§ **DATASET EXCERPT**:
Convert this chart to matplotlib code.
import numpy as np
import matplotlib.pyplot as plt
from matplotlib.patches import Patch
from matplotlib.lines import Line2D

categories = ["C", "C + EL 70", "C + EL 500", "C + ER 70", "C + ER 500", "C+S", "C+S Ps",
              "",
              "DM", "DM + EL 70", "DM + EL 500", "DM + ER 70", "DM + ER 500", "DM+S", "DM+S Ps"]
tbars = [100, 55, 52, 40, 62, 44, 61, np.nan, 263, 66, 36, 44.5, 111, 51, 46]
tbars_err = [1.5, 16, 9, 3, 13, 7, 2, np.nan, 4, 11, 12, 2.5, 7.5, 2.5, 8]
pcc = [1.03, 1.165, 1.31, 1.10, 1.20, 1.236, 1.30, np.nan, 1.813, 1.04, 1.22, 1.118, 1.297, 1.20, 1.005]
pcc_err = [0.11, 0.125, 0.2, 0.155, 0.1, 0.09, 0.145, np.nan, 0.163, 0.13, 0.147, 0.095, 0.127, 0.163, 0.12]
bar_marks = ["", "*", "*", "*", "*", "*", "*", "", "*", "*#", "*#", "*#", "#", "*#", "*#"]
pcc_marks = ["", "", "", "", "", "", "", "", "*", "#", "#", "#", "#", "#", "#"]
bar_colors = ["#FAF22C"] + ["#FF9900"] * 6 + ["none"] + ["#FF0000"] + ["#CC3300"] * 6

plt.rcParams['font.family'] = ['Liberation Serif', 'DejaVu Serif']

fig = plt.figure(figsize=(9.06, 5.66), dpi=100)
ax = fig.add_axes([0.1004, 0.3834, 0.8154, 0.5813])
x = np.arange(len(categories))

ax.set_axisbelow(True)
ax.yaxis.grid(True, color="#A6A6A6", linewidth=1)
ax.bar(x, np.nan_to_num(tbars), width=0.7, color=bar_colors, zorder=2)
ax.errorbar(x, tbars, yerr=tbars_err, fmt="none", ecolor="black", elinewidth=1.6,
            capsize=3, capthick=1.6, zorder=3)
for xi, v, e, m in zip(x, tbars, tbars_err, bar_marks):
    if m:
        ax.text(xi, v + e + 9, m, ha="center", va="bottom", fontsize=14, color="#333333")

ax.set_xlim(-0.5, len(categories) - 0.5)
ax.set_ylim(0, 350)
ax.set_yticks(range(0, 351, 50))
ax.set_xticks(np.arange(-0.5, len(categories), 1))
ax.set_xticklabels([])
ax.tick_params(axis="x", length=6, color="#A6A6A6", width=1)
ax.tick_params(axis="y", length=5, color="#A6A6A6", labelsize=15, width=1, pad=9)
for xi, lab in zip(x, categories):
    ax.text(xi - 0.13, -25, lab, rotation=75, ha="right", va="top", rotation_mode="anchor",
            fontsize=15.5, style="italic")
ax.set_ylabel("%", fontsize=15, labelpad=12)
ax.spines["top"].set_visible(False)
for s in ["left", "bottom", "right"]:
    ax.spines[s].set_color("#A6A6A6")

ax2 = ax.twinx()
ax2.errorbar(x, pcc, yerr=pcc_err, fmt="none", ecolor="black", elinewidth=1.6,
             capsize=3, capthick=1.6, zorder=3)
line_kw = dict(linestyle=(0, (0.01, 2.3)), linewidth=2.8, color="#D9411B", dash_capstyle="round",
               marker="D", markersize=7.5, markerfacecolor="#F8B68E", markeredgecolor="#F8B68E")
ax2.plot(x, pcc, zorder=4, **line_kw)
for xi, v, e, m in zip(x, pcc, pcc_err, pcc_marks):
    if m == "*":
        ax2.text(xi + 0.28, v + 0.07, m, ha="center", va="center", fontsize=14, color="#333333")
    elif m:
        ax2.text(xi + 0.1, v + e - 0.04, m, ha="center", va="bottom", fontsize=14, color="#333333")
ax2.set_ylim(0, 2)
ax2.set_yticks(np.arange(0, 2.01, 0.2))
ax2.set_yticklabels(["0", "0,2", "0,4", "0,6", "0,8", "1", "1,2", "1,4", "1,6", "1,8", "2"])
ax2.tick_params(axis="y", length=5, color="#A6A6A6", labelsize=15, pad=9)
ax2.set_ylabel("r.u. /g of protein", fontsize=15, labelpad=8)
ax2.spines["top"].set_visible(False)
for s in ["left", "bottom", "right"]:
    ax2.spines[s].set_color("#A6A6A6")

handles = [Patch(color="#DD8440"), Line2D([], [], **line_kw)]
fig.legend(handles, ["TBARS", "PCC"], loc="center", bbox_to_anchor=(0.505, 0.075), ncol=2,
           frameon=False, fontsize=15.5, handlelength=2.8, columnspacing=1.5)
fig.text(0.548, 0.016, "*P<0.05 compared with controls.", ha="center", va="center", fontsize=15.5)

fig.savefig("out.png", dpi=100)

§ **WHAT THE TASK REQUIRES**: Return exactly the opening lines of the listing above, ending with the line that has "from matplotlib.lines import Line2D".

§ **FINAL ANSWER**:
Convert this chart to matplotlib code.
import numpy as np
import matplotlib.pyplot as plt
from matplotlib.patches import Patch
from matplotlib.lines import Line2D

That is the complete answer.